MATERIAL FOR THIS EXERCISE —

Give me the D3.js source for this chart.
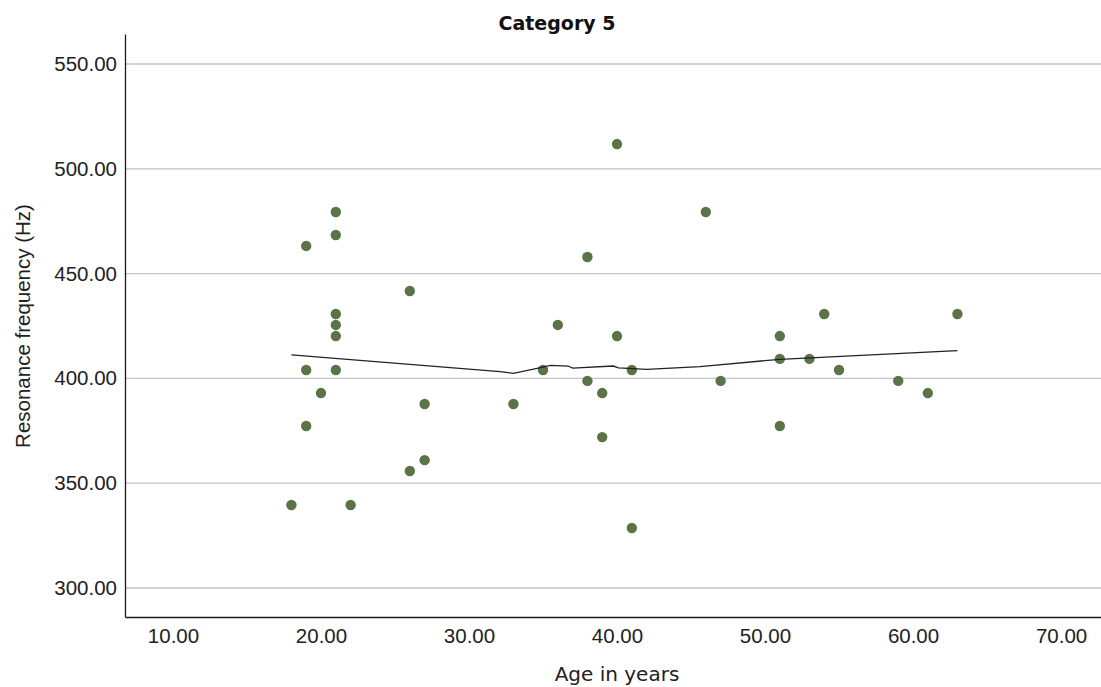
<!DOCTYPE html>
<html>
<head>
<meta charset="utf-8">
<script src="https://cdn.jsdelivr.net/npm/d3@7"></script>
<style>
  html, body { margin: 0; padding: 0; background: #fff; }
  svg { display: block; }
</style>
</head>
<body>
<div id="chart"></div>
<script>
// Scatter of resonance frequency vs age, Category 5, with fit line

const ages = [18, 19, 19, 19, 20, 21, 21, 21, 21, 21, 21, 22, 26, 26, 27, 27, 33, 35, 36, 38,
              38, 39, 39, 40, 40, 41, 41, 46, 47, 51, 51, 51, 53, 54, 55, 59, 61, 63];
const freqs = [339.6, 463.2, 404, 377.3, 393, 479.4, 468.4, 430.7, 425.5, 420.2, 404, 339.6,
               441.7, 355.8, 387.8, 361, 387.8, 404, 425.5, 457.9, 398.8, 393, 372, 511.8,
               420.2, 404, 328.6, 479.4, 398.8, 420.2, 409.3, 377.3, 409.3, 430.7, 404,
               398.8, 393, 430.7];

// fit line
const fitAges = [18, 32.1, 33, 34.6, 35.5, 36.7, 37, 39.75, 40.1, 42, 45.6, 51, 63];
const fitFreqs = [411.2, 403.2, 402.4, 404.8, 406.2, 405.9, 404.9, 405.9, 405, 404.3, 405.6, 409.1, 413.2];

const xTicks = [10, 20, 30, 40, 50, 60, 70];
const yTicks = [300, 350, 400, 450, 500, 550];

const width = 1101;
const height = 687;
const margin = { top: 34, right: 0, bottom: 70, left: 125 };
const FONT = "'Liberation Sans', Arial, Helvetica, sans-serif";

const svg = d3.select('#chart')
  .append('svg')
  .attr('width', width)
  .attr('height', height);

const x = d3.scaleLinear()
  .domain([6.757, 72.7])
  .range([margin.left, width - margin.right]);

const y = d3.scaleLinear()
  .domain([286.16, 564.31])
  .range([height - margin.bottom, margin.top]);

// Gridlines
svg.append('g')
  .selectAll('line')
  .data(yTicks)
  .join('line')
  .attr('x1', margin.left)
  .attr('x2', width)
  .attr('y1', d => y(d))
  .attr('y2', d => y(d))
  .attr('stroke', '#c4c4c4')
  .attr('stroke-width', 1.3);

// Axes
const xAxis = svg.append('g')
  .attr('transform', `translate(0, ${height - margin.bottom})`)
  .call(d3.axisBottom(x).tickValues(xTicks).tickFormat(d3.format('.2f'))
    .tickSizeInner(0).tickSizeOuter(0).tickPadding(11));

const yAxis = svg.append('g')
  .attr('transform', `translate(${margin.left}, 0)`)
  .call(d3.axisLeft(y).tickValues(yTicks).tickFormat(d3.format('.2f'))
    .tickSizeInner(0).tickSizeOuter(0).tickPadding(8));

[xAxis, yAxis].forEach(g => {
  g.attr('font-family', null);
  g.select('.domain').attr('stroke', '#1a1a1a').attr('stroke-width', 1.3);
  g.selectAll('text')
    .style('font-family', FONT)
    .style('font-size', '20.5px')
    .attr('fill', '#222');
});

// Points
svg.append('g')
  .selectAll('circle')
  .data(ages.map((a, i) => ({ age: a, freq: freqs[i] })))
  .join('circle')
  .attr('cx', d => x(d.age))
  .attr('cy', d => y(d.freq))
  .attr('r', 5.2)
  .attr('fill', '#5a7347');

// Fit line
const line = d3.line()
  .x(d => x(d[0]))
  .y(d => y(d[1]));

svg.append('path')
  .datum(fitAges.map((a, i) => [a, fitFreqs[i]]))
  .attr('d', line)
  .attr('fill', 'none')
  .attr('stroke', '#222')
  .attr('stroke-width', 1.3);

// Title
svg.append('text')
  .attr('x', 557)
  .attr('y', 30)
  .attr('text-anchor', 'middle')
  .style('font-family', "'DejaVu Sans', sans-serif")
  .style('font-weight', 'bold')
  .style('font-size', '19px')
  .attr('fill', '#111')
  .text('Category 5');

// Axis titles
svg.append('text')
  .attr('x', 617)
  .attr('y', 681)
  .attr('text-anchor', 'middle')
  .style('font-family', "'DejaVu Sans', sans-serif")
  .style('font-size', '20px')
  .attr('fill', '#222')
  .text('Age in years');

svg.append('text')
  .attr('transform', 'translate(30, 326) rotate(-90)')
  .attr('text-anchor', 'middle')
  .style('font-family', FONT)
  .style('font-size', '20.5px')
  .attr('fill', '#222')
  .text('Resonance frequency (Hz)');
</script>
</body>
</html>
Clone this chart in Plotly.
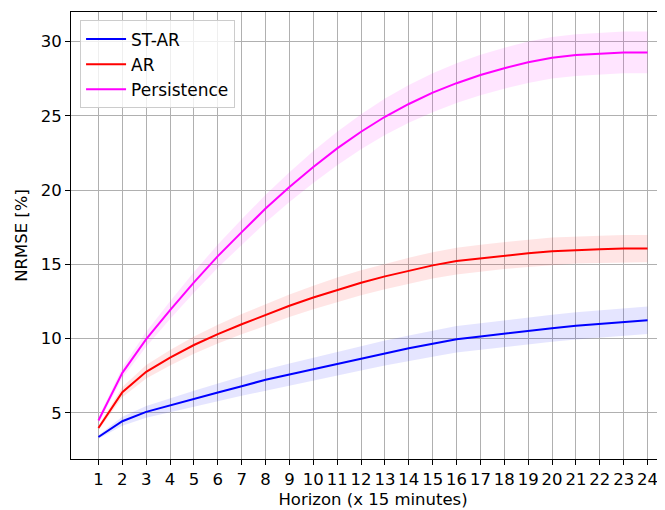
import plotly.graph_objects as go

horizon = list(range(1, 25))
tick_labels = [str(h) for h in horizon]

st_ar = [3.38, 4.44, 5.07, 5.52, 5.95, 6.38, 6.80, 7.23, 7.59, 7.95, 8.31, 8.67,
         9.03, 9.35, 9.66, 9.96, 10.14, 10.34, 10.52, 10.70, 10.86, 10.99, 11.13, 11.24]
ar = [3.99, 6.40, 7.77, 8.72, 9.57, 10.30, 10.97, 11.60, 12.21, 12.77, 13.29, 13.76,
      14.19, 14.57, 14.93, 15.22, 15.41, 15.59, 15.74, 15.88, 15.97, 16.01, 16.06, 16.06]
persistence = [4.49, 7.70, 9.96, 11.92, 13.79, 15.55, 17.17, 18.75, 20.20, 21.55, 22.80, 23.92,
               24.93, 25.79, 26.55, 27.19, 27.74, 28.20, 28.60, 28.90, 29.08, 29.19, 29.26, 29.26]

st_ar_std = [0.12, 0.30, 0.40, 0.48, 0.55, 0.60, 0.65, 0.70, 0.74, 0.77, 0.80, 0.82,
             0.84, 0.86, 0.88, 0.89, 0.90, 0.90, 0.91, 0.91, 0.92, 0.92, 0.92, 0.92]
ar_std = [0.15, 0.35, 0.45, 0.52, 0.58, 0.63, 0.68, 0.72, 0.76, 0.79, 0.82, 0.84,
          0.86, 0.88, 0.89, 0.90, 0.91, 0.91, 0.92, 0.92, 0.92, 0.92, 0.92, 0.92]
persistence_std = [0.20, 0.35, 0.50, 0.60, 0.70, 0.78, 0.86, 0.93, 1.00, 1.07, 1.13, 1.18,
                   1.23, 1.27, 1.31, 1.34, 1.36, 1.38, 1.39, 1.40, 1.40, 1.40, 1.40, 1.40]

series = [
    ("ST-AR", st_ar, st_ar_std, "#0000ff", "rgba(0,0,255,0.1)"),
    ("AR", ar, ar_std, "#ff0000", "rgba(255,0,0,0.1)"),
    ("Persistence", persistence, persistence_std, "#ff00ff", "rgba(255,0,255,0.1)"),
]

fig = go.Figure()
for name, mean, std, col, fcol in series:
    upper = [m + s for m, s in zip(mean, std)]
    lower = [m - s for m, s in zip(mean, std)]
    fig.add_trace(go.Scatter(
        x=horizon + horizon[::-1], y=upper + lower[::-1],
        fill="toself", fillcolor=fcol, line=dict(width=0),
        mode="lines", showlegend=False, hoverinfo="skip"))
for name, mean, std, col, fcol in series:
    fig.add_trace(go.Scatter(x=horizon, y=mean, mode="lines", name=name,
                             line=dict(color=col, width=2)))

font = "DejaVu Sans, Arial, sans-serif"
fs = 16.5
# page body has an 8px default margin; margins below compensate for it
fig.update_layout(
    width=667, height=510,
    margin=dict(l=63, r=0, t=4, b=59),
    plot_bgcolor="white", paper_bgcolor="white",
    font=dict(family=font, size=fs, color="black"),
    legend=dict(x=0.015, y=0.981, xanchor="left", yanchor="top",
                bgcolor="rgba(255,255,255,0.8)", bordercolor="#cccccc", borderwidth=1,
                font=dict(size=17, family=font), tracegroupgap=0, itemwidth=40),
    showlegend=True,
)
fig.update_xaxes(
    range=[-0.15, 25.15], tickmode="array", tickvals=horizon, ticktext=tick_labels,
    tickangle=0, showgrid=True, gridcolor="#b0b0b0", gridwidth=1,
    showline=True, linecolor="black", linewidth=1, mirror=True,
    ticks="outside", ticklen=5, tickcolor="black", zeroline=False, automargin=False,
    title=dict(text="Horizon (x 15 minutes)", font=dict(size=fs), standoff=5),
    tickfont=dict(size=fs),
)
fig.update_yaxes(
    range=[1.9, 31.98], tickvals=[5, 10, 15, 20, 25, 30],
    showgrid=True, gridcolor="#b0b0b0", gridwidth=1,
    showline=True, linecolor="black", linewidth=1,
    ticks="outside", ticklen=5, tickcolor="black", zeroline=False, automargin=False,
    title=dict(text="NRMSE [%]", font=dict(size=fs), standoff=8),
    tickfont=dict(size=fs),
)
fig.write_html("out.html")
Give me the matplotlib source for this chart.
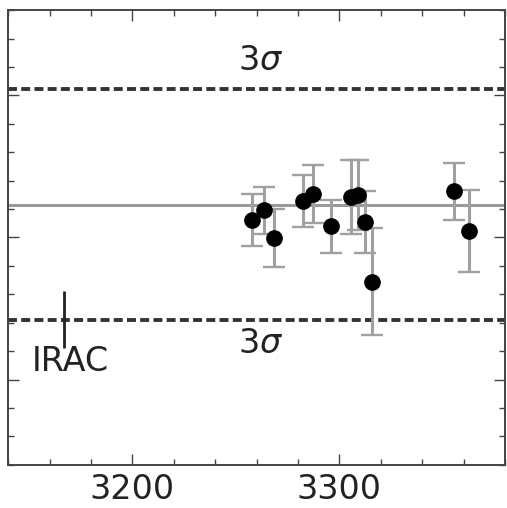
import matplotlib
matplotlib.use("Agg")
import numpy as np
import matplotlib.pyplot as plt
from matplotlib.ticker import MultipleLocator, NullFormatter

# measured offsets with 1-sigma errors
x_obs = [3258.0, 3263.8, 3268.5, 3282.4, 3287.1, 3295.9,
         3305.5, 3309.1, 3312.5, 3315.7, 3355.6, 3362.4]
y_obs = [0.062, 0.095, -0.002, 0.128, 0.153, 0.039,
         0.141, 0.151, 0.056, -0.155, 0.162, 0.022]
y_err = [0.092, 0.082, 0.102, 0.092, 0.102, 0.092,
         0.130, 0.123, 0.109, 0.187, 0.100, 0.144]

mean_level = 0.116
sigma = 0.136

# typical IRAC uncertainty marker
irac_x = 3167
irac_y = -0.29
irac_err = 0.10

fig = plt.figure(figsize=(5.07, 5.08), dpi=100)
ax = fig.add_axes([0.016, 0.085, 0.980, 0.895])

ax.axhline(mean_level, color="#9a9a9a", lw=2.2, zorder=1)
for s in (1, -1):
    ax.axhline(mean_level + s * 3 * sigma, color="#333333", lw=2.8,
               dashes=(2.3, 1.1), zorder=1)

ax.errorbar(x_obs, y_obs, yerr=y_err, fmt="o", color="black", ms=11,
            ecolor="#a0a0a0", elinewidth=2.2, capsize=8, capthick=1.7,
            zorder=3)

ax.errorbar([irac_x], [irac_y], yerr=[irac_err], fmt="none",
            ecolor="#222222", elinewidth=2.0, capsize=0, zorder=2)
ax.text(3151.5, -0.437, "IRAC", fontsize=24, color="#222222",
        ha="left", va="center")

ax.text(3262, mean_level + 3 * sigma + 0.098, r"$3\sigma$", fontsize=24,
        color="#222222", ha="center", va="center")
ax.text(3262, mean_level - 3 * sigma - 0.081, r"$3\sigma$", fontsize=24,
        color="#222222", ha="center", va="center")

ax.set_xlim(3140, 3380)
ax.set_ylim(-0.8, 0.8)
ax.xaxis.set_major_locator(MultipleLocator(100))
ax.xaxis.set_minor_locator(MultipleLocator(20))
ax.yaxis.set_major_locator(MultipleLocator(0.5))
ax.yaxis.set_minor_locator(MultipleLocator(0.1))
ax.yaxis.set_major_formatter(NullFormatter())

ax.tick_params(which="both", direction="in", top=True, right=True,
               color="#444444", width=1.0)
ax.tick_params(which="major", length=8, labelsize=24, pad=6,
               labelcolor="#222222")
ax.tick_params(which="minor", length=4)
for sp in ax.spines.values():
    sp.set_color("#444444")
    sp.set_linewidth(1.4)

plt.savefig("out.png", dpi=100)
plt.close()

THE EXERCISE —
Return every line above in which the string "Give" occurs.

RESPONSE FOR THIS EXERCISE —
Give me the D3.js source for this chart.
Give me the matplotlib source for this chart.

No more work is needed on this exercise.